La belleza del butoh no es tradicional. Los artistas suelen salir a escena con la cabeza rasurada, garras en lugar de manos y un vestuario que emula un cuerpo deforme o lacerado. Con frecuencia sus ojos están desorbitados y la boca descompuesta en muecas. La experiencia puede ser grotesca y cruda. Como todo lo monstruoso, oscila entre lo desconcertante y lo conmovedor.

La nueva coreografía de Yumiko Yoshioka nos cuestiona. ¿Podemos vivir solos? ¿Cómo sabemos que estamos vivos si no hay nadie que sea testigo de nuestra existencia?

Tomando “Cien años de soledad” como punto de partida, la artista originaria de Tokio concibió a una criatura solitaria. Su pieza no reinterpreta la trama de la novela que entreteje fantasía y realidad en las historias de la familia Buendía, en el pueblo ficticio de Macondo, sino el impacto que generaron en ella aquellos personajes “extraños”, capaces de desarrollar sus propias vidas y singularidad. “En ese mundo tan peculiar que describe García Márquez, todos son aceptados tal y como son”, dice.

Aunque sus piezas no tienen un mensaje político —a diferencia de las puestas en escena de otros bailarines de butoh en naciones como Chile o Argentina, según refiere—, sí alumbran malestares y tristezas: nuestro mundo es frágil, violento y con frecuencia olvidamos que se nutre de las diferencias entre individuos. “Para unirnos es importante sentirnos solos y encontrar lo que nos hace únicos. Es una especie de juego. La soledad nos unifica y desde ese lugar podemos aceptar la unicidad de los demás incluso viviendo en sociedad”, explica.

Yoshioka habla muy bajo y sin prisa. De pronto calla y su mirada cae al piso como una luz que se suaviza; el espacio sin su voz surte el mismo efecto que su cuerpo inmóvil bajo el marco del telón. “El silencio también es música; la falta de movimiento es movimiento. Cuando la gente lo nota”, dice, “siente algo ante esa carencia”.

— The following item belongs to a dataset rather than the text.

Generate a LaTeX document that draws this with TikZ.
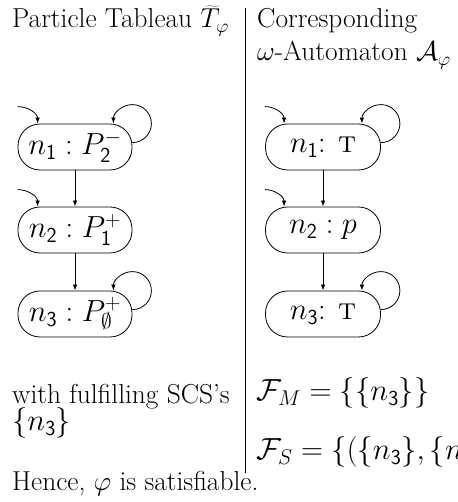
\RequirePackage{fix-cm}
\documentclass[tikz,border=0pt]{standalone}
\usetikzlibrary{arrows.meta}
\newcommand{\dg}[1]{\mathsf{#1}}
\begin{document}
\begin{tikzpicture}[x=1pt,y=1pt,
  font=\fontsize{27.4}{33}\selectfont,
  bigmath/.style={font=\fontsize{30.5}{36}\selectfont},
  state/.style={draw, bigmath, rounded corners=22pt, minimum width=114pt, minimum height=46pt, inner sep=0pt, line width=0.8pt},
  txt/.style={anchor=base west, inner sep=0pt},
  edge/.style={-{Latex[length=6pt,width=4.5pt]}, line width=0.8pt}]
\useasboundingbox (0,0) rectangle (457,502);
\clip (0,0) rectangle (457,502);
% titles
\node[txt] (tl) at (12,474) {Particle Tableau $\widetilde{T}_\varphi$};
\node[txt] (tr1) at (257,474) {Corresponding};
\node[txt] (tr2) at (257,441) {$\omega$-Automaton $\mathcal{A}_\varphi$};
% divider
\coordinate (dt) at (245,494);
\coordinate (db) at (245,29);
\draw[line width=0.8pt] (dt) -- (db);
% left tableau
\node[state] (l1) at (75,355) {$n_{\dg1} : P_{\dg2}^{-}$};
\node[state] (l2) at (75,272) {$n_{\dg2} : P_{\dg1}^{+}$};
\node[state] (l3) at (75,188) {$n_{\dg3} : P_{\emptyset}^{+}$};
% right automaton
\node[state, minimum width=115pt] (r1) at (323,355) {$n_{\dg1}$: \textsc{t}};
\node[state, minimum width=115pt] (r2) at (323,272) {$n_{\dg2} : p$};
\node[state, minimum width=115pt] (r3) at (323,188) {$n_{\dg3}$: \textsc{t}};
% edges
\draw[edge] (l1) -- (l2);
\draw[edge] (l2) -- (l3);
\draw[edge] (r1) -- (r2);
\draw[edge] (r2) -- (r3);
% initial arrows
\draw[edge] ([yshift=17pt]l1.north west) to[out=0,in=90] ([xshift=20pt]l1.north west);
\draw[edge] ([yshift=17pt]l2.north west) to[out=0,in=90] ([xshift=20pt]l2.north west);
\draw[edge] ([yshift=17pt]r1.north west) to[out=0,in=90] ([xshift=19pt]r1.north west);
\draw[edge] ([yshift=17pt]r2.north west) to[out=0,in=90] ([xshift=19pt]r2.north west);
% self loops
\draw[edge] ([yshift=-19pt]l1.north east) arc[start angle=-90, end angle=180, radius=19pt];
\draw[edge] ([yshift=-19pt]l3.north east) arc[start angle=-90, end angle=180, radius=19pt];
\draw[edge] ([yshift=-19pt]r1.north east) arc[start angle=-90, end angle=180, radius=19pt];
\draw[edge] ([yshift=-19pt]r3.north east) arc[start angle=-90, end angle=180, radius=19pt];
% bottom texts
\node[txt] (w1) at (12,98) {with fulfilling SCS's};
\node[txt, bigmath] (w2) at (12,71) {$\{n_{\dg3}\}$};
\node[txt, bigmath] (fm) at (256,101) {$\mathcal{F}_M = \{\{n_{\dg3}\}\}$};
\node[txt, bigmath] (fs) at (256,42) {$\mathcal{F}_S = \{(\{n_{\dg3}\},\{n_{\dg3}\})\}$};
\node[txt] (hc) at (12,11) {Hence, $\varphi$ is satisfiable.};
\end{tikzpicture}
\end{document}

A Yoshioka le cuesta definir el butoh y el modo en que esta danza ha transformado su vida. Sin embargo, tiene claro que la seduce por su capacidad de tocar algo dentro de nosotros: “Es algo hermoso para mí. No solo se trata de la belleza del movimiento, sino de que pueda mover algo en nuestro corazón”.

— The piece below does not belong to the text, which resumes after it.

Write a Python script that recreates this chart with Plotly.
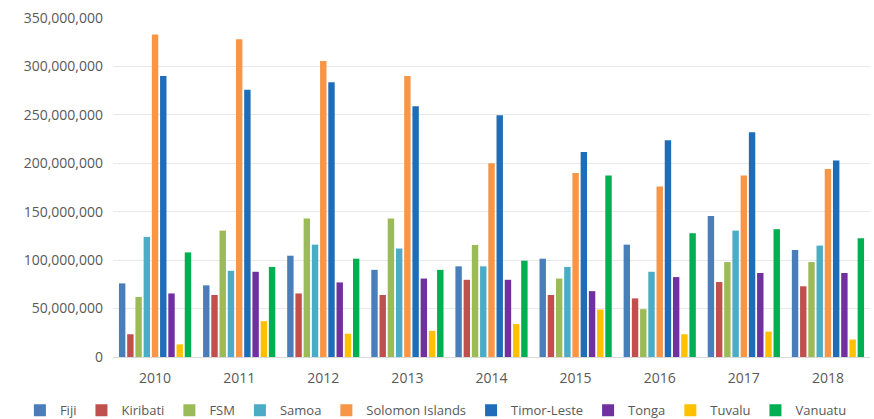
import plotly.graph_objects as go

years = ["2010", "2011", "2012", "2013", "2014", "2015", "2016", "2017", "2018"]
fiji = [76e6, 74e6, 104.6e6, 90e6, 93.6e6, 101.5e6, 116e6, 145.7e6, 110.5e6]
kiribati = [23.5e6, 64e6, 65.6e6, 64e6, 79.7e6, 64e6, 60.5e6, 77.4e6, 73e6]
fsm = [62e6, 130.5e6, 143e6, 143e6, 115.7e6, 81e6, 49.4e6, 98e6, 98e6]
samoa = [124e6, 89e6, 116e6, 112e6, 93.6e6, 93e6, 88e6, 130.5e6, 115e6]
solomon = [333e6, 328e6, 305.5e6, 290e6, 200e6, 190e6, 176e6, 187.4e6, 194e6]
timor = [290e6, 276e6, 283.7e6, 259e6, 249.6e6, 211.6e6, 223.7e6, 232e6, 203e6]
tonga = [65.6e6, 88e6, 77e6, 81e6, 79.7e6, 68e6, 82.5e6, 86.7e6, 86.7e6]
tuvalu = [13e6, 37e6, 24e6, 27e6, 34e6, 49e6, 23.5e6, 26.3e6, 18e6]
vanuatu = [108e6, 93e6, 101.5e6, 90e6, 99.4e6, 187.4e6, 127.8e6, 132e6, 122.6e6]

series = [
    ("Fiji", fiji, "#4a7ebb"),
    ("Kiribati", kiribati, "#c0504d"),
    ("FSM", fsm, "#9bbb59"),
    ("Samoa", samoa, "#4bacc6"),
    ("Solomon Islands", solomon, "#f79646"),
    ("Timor-Leste", timor, "#1f6cb8"),
    ("Tonga", tonga, "#7030a0"),
    ("Tuvalu", tuvalu, "#ffc000"),
    ("Vanuatu", vanuatu, "#00b050"),
]

fig = go.Figure()
for name, vals, color in series:
    fig.add_trace(go.Bar(x=years, y=vals, name=name, marker=dict(color=color, line=dict(width=0))))

fig.update_layout(
    width=874, height=419,
    barmode="group", bargap=0.12, bargroupgap=0.22,
    paper_bgcolor="white", plot_bgcolor="white",
    margin=dict(l=113, r=4, t=18, b=62, autoexpand=False),
    font=dict(family="Open Sans, sans-serif", size=13, color="#595959"),
    xaxis=dict(showgrid=False, showline=True, linecolor="#d9d9d9", tickfont=dict(size=14),
               ticks="", automargin=False, ticklabelstandoff=8),
    yaxis=dict(range=[0, 350e6], dtick=50e6, tickformat=",d", gridcolor="#e8e8e8",
               zeroline=False, tickfont=dict(size=14), ticklabelstandoff=9, automargin=False),
    legend=dict(orientation="h", x=-0.123, xanchor="left", y=-0.113, yanchor="top",
                font=dict(size=13), itemwidth=30, tracegroupgap=0),
    showlegend=True,
)

fig.write_html("out.html", config={"displayModeBar": False},
               post_script="document.body.style.margin='0';")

El butoh sigue vigente porque renace en cada cuerpo que danza y articula una coreografía. Es metamorfosis, cambio, movimiento. “Es una danza de la transformación”, señala la maestra. “No solo transforma lo físico, sino también nuestro punto de vista y nuestra manera de pensar”.

Para Yumiko Yoshioka también es un misterio. “Hay presentaciones memorables en las que dejo de pensar y no necesito saber cuál es el siguiente paso”. Y entonces, dice, el butoh vuelve a ser ese viaje que nunca termina y su cuerpo es libre de moverse bajo la guía de algo que no logra comprender.